* AIM OF THE EXERCISE *
Copy all lines below exactly as written. Leave pictures out.
* * *
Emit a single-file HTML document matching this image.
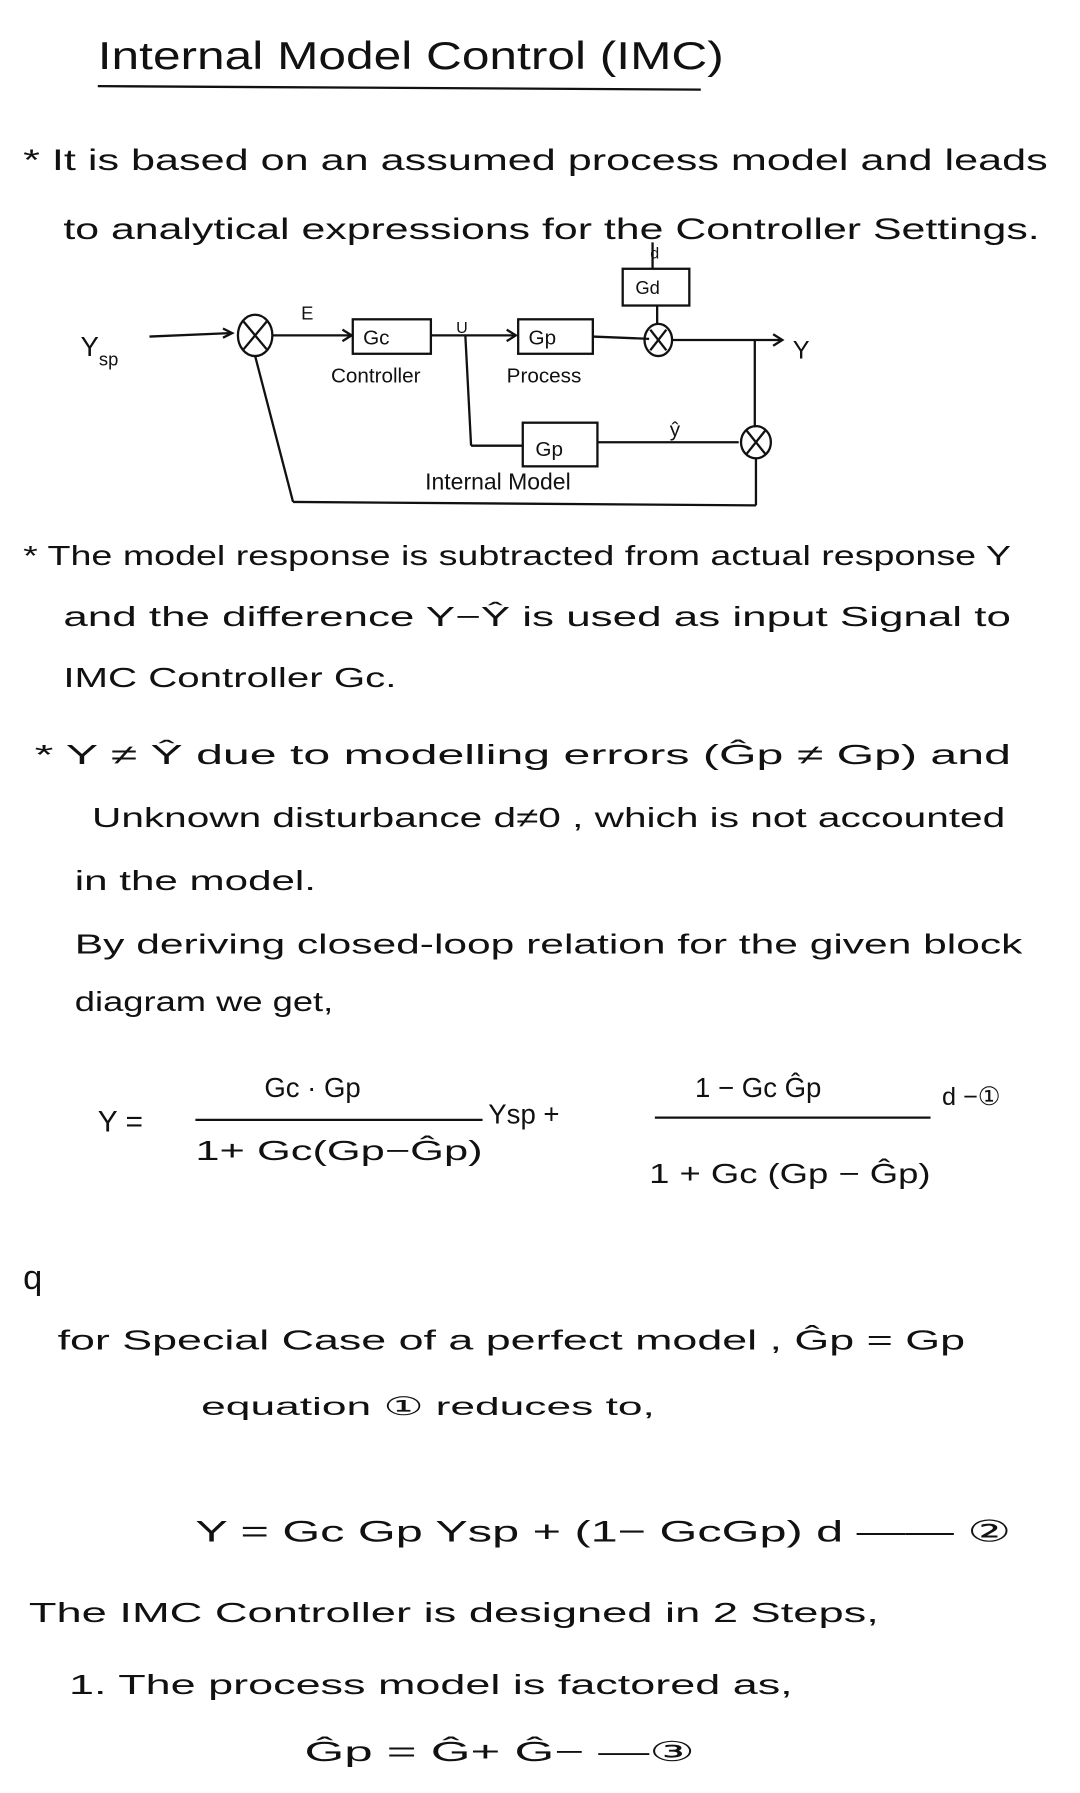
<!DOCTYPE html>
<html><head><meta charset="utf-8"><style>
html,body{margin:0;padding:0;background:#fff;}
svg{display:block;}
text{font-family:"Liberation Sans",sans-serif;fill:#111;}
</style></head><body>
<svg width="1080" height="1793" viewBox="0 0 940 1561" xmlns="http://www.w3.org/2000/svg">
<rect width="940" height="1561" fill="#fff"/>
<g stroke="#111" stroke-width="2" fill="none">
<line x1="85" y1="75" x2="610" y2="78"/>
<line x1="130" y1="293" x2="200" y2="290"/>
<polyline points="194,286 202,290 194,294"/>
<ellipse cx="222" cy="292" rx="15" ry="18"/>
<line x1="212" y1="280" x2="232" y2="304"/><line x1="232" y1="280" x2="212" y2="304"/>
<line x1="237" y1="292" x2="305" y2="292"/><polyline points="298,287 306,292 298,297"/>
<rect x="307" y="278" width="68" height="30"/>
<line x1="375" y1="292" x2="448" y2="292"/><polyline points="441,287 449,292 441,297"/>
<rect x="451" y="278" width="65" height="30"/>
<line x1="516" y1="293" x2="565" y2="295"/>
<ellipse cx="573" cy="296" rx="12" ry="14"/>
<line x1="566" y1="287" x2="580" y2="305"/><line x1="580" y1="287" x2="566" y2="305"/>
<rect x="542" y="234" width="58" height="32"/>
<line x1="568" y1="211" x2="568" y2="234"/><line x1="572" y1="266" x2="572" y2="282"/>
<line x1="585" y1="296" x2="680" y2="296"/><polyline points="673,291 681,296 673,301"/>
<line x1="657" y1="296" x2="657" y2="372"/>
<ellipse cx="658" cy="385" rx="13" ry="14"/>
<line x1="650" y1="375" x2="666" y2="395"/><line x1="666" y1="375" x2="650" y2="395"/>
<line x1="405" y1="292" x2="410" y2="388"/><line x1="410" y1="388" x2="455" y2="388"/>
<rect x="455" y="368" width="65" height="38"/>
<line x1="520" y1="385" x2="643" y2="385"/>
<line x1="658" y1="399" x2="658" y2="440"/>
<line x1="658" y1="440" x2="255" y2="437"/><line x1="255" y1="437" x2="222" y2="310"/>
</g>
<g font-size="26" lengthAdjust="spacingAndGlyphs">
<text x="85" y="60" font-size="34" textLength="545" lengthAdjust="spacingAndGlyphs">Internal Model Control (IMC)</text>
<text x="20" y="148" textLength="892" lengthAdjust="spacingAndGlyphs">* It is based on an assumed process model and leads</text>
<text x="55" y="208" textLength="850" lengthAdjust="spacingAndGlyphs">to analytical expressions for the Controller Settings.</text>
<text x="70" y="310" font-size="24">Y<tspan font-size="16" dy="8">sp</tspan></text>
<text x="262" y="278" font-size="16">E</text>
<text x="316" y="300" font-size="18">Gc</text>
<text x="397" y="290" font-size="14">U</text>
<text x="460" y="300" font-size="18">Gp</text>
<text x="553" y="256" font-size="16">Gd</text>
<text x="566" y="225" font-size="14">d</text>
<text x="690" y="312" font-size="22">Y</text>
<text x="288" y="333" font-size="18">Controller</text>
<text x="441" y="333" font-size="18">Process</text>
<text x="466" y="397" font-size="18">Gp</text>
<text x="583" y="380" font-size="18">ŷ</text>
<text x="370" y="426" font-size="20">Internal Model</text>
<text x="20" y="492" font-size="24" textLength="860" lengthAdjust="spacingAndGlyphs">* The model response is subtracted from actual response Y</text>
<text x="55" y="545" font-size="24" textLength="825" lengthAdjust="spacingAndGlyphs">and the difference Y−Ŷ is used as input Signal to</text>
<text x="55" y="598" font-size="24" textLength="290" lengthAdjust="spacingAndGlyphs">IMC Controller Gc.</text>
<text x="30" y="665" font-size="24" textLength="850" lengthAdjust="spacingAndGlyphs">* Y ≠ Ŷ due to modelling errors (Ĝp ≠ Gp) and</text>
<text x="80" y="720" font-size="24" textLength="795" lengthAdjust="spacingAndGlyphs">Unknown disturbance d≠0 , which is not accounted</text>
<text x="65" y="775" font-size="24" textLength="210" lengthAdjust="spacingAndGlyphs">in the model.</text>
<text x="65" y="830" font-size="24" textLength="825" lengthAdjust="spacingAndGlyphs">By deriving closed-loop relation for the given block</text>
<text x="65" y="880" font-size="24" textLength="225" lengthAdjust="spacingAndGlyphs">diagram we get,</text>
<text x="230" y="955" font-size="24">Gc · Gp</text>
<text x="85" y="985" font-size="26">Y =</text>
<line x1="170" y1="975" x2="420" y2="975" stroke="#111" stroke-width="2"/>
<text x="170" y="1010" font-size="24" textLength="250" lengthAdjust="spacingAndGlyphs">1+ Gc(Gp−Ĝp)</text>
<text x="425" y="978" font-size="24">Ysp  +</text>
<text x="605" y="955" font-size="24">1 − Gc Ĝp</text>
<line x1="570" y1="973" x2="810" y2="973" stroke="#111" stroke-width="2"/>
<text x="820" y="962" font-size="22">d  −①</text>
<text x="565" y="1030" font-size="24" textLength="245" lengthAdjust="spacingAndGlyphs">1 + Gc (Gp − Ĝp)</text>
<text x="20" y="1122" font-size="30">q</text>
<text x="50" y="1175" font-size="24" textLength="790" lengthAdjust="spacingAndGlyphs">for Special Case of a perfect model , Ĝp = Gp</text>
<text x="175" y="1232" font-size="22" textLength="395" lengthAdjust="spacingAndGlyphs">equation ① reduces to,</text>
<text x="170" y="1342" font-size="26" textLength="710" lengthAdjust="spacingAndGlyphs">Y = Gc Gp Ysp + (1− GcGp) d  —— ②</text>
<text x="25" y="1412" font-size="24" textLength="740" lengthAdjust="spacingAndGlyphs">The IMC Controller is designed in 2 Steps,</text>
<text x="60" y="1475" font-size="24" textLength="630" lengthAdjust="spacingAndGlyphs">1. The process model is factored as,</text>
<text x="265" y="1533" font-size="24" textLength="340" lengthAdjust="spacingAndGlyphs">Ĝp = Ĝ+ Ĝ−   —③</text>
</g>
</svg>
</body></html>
* * *
* THE SOLUTION *
Emit a single-file HTML document matching this image.
<!DOCTYPE html>
<html><head><meta charset="utf-8"><style>
html,body{margin:0;padding:0;background:#fff;}
svg{display:block;}
text{font-family:"Liberation Sans",sans-serif;fill:#111;}
</style></head><body>
<svg width="1080" height="1793" viewBox="0 0 940 1561" xmlns="http://www.w3.org/2000/svg">
<rect width="940" height="1561" fill="#fff"/>
<g stroke="#111" stroke-width="2" fill="none">
<line x1="85" y1="75" x2="610" y2="78"/>
<line x1="130" y1="293" x2="200" y2="290"/>
<polyline points="194,286 202,290 194,294"/>
<ellipse cx="222" cy="292" rx="15" ry="18"/>
<line x1="212" y1="280" x2="232" y2="304"/><line x1="232" y1="280" x2="212" y2="304"/>
<line x1="237" y1="292" x2="305" y2="292"/><polyline points="298,287 306,292 298,297"/>
<rect x="307" y="278" width="68" height="30"/>
<line x1="375" y1="292" x2="448" y2="292"/><polyline points="441,287 449,292 441,297"/>
<rect x="451" y="278" width="65" height="30"/>
<line x1="516" y1="293" x2="565" y2="295"/>
<ellipse cx="573" cy="296" rx="12" ry="14"/>
<line x1="566" y1="287" x2="580" y2="305"/><line x1="580" y1="287" x2="566" y2="305"/>
<rect x="542" y="234" width="58" height="32"/>
<line x1="568" y1="211" x2="568" y2="234"/><line x1="572" y1="266" x2="572" y2="282"/>
<line x1="585" y1="296" x2="680" y2="296"/><polyline points="673,291 681,296 673,301"/>
<line x1="657" y1="296" x2="657" y2="372"/>
<ellipse cx="658" cy="385" rx="13" ry="14"/>
<line x1="650" y1="375" x2="666" y2="395"/><line x1="666" y1="375" x2="650" y2="395"/>
<line x1="405" y1="292" x2="410" y2="388"/><line x1="410" y1="388" x2="455" y2="388"/>
<rect x="455" y="368" width="65" height="38"/>
<line x1="520" y1="385" x2="643" y2="385"/>
<line x1="658" y1="399" x2="658" y2="440"/>
<line x1="658" y1="440" x2="255" y2="437"/><line x1="255" y1="437" x2="222" y2="310"/>
</g>
<g font-size="26" lengthAdjust="spacingAndGlyphs">
<text x="85" y="60" font-size="34" textLength="545" lengthAdjust="spacingAndGlyphs">Internal Model Control (IMC)</text>
<text x="20" y="148" textLength="892" lengthAdjust="spacingAndGlyphs">* It is based on an assumed process model and leads</text>
<text x="55" y="208" textLength="850" lengthAdjust="spacingAndGlyphs">to analytical expressions for the Controller Settings.</text>
<text x="70" y="310" font-size="24">Y<tspan font-size="16" dy="8">sp</tspan></text>
<text x="262" y="278" font-size="16">E</text>
<text x="316" y="300" font-size="18">Gc</text>
<text x="397" y="290" font-size="14">U</text>
<text x="460" y="300" font-size="18">Gp</text>
<text x="553" y="256" font-size="16">Gd</text>
<text x="566" y="225" font-size="14">d</text>
<text x="690" y="312" font-size="22">Y</text>
<text x="288" y="333" font-size="18">Controller</text>
<text x="441" y="333" font-size="18">Process</text>
<text x="466" y="397" font-size="18">Gp</text>
<text x="583" y="380" font-size="18">ŷ</text>
<text x="370" y="426" font-size="20">Internal Model</text>
<text x="20" y="492" font-size="24" textLength="860" lengthAdjust="spacingAndGlyphs">* The model response is subtracted from actual response Y</text>
<text x="55" y="545" font-size="24" textLength="825" lengthAdjust="spacingAndGlyphs">and the difference Y−Ŷ is used as input Signal to</text>
<text x="55" y="598" font-size="24" textLength="290" lengthAdjust="spacingAndGlyphs">IMC Controller Gc.</text>
<text x="30" y="665" font-size="24" textLength="850" lengthAdjust="spacingAndGlyphs">* Y ≠ Ŷ due to modelling errors (Ĝp ≠ Gp) and</text>
<text x="80" y="720" font-size="24" textLength="795" lengthAdjust="spacingAndGlyphs">Unknown disturbance d≠0 , which is not accounted</text>
<text x="65" y="775" font-size="24" textLength="210" lengthAdjust="spacingAndGlyphs">in the model.</text>
<text x="65" y="830" font-size="24" textLength="825" lengthAdjust="spacingAndGlyphs">By deriving closed-loop relation for the given block</text>
<text x="65" y="880" font-size="24" textLength="225" lengthAdjust="spacingAndGlyphs">diagram we get,</text>
<text x="230" y="955" font-size="24">Gc · Gp</text>
<text x="85" y="985" font-size="26">Y =</text>
<line x1="170" y1="975" x2="420" y2="975" stroke="#111" stroke-width="2"/>
<text x="170" y="1010" font-size="24" textLength="250" lengthAdjust="spacingAndGlyphs">1+ Gc(Gp−Ĝp)</text>
<text x="425" y="978" font-size="24">Ysp  +</text>
<text x="605" y="955" font-size="24">1 − Gc Ĝp</text>
<line x1="570" y1="973" x2="810" y2="973" stroke="#111" stroke-width="2"/>
<text x="820" y="962" font-size="22">d  −①</text>
<text x="565" y="1030" font-size="24" textLength="245" lengthAdjust="spacingAndGlyphs">1 + Gc (Gp − Ĝp)</text>
<text x="20" y="1122" font-size="30">q</text>
<text x="50" y="1175" font-size="24" textLength="790" lengthAdjust="spacingAndGlyphs">for Special Case of a perfect model , Ĝp = Gp</text>
<text x="175" y="1232" font-size="22" textLength="395" lengthAdjust="spacingAndGlyphs">equation ① reduces to,</text>
<text x="170" y="1342" font-size="26" textLength="710" lengthAdjust="spacingAndGlyphs">Y = Gc Gp Ysp + (1− GcGp) d  —— ②</text>
<text x="25" y="1412" font-size="24" textLength="740" lengthAdjust="spacingAndGlyphs">The IMC Controller is designed in 2 Steps,</text>
<text x="60" y="1475" font-size="24" textLength="630" lengthAdjust="spacingAndGlyphs">1. The process model is factored as,</text>
<text x="265" y="1533" font-size="24" textLength="340" lengthAdjust="spacingAndGlyphs">Ĝp = Ĝ+ Ĝ−   —③</text>
</g>
</svg>
</body></html>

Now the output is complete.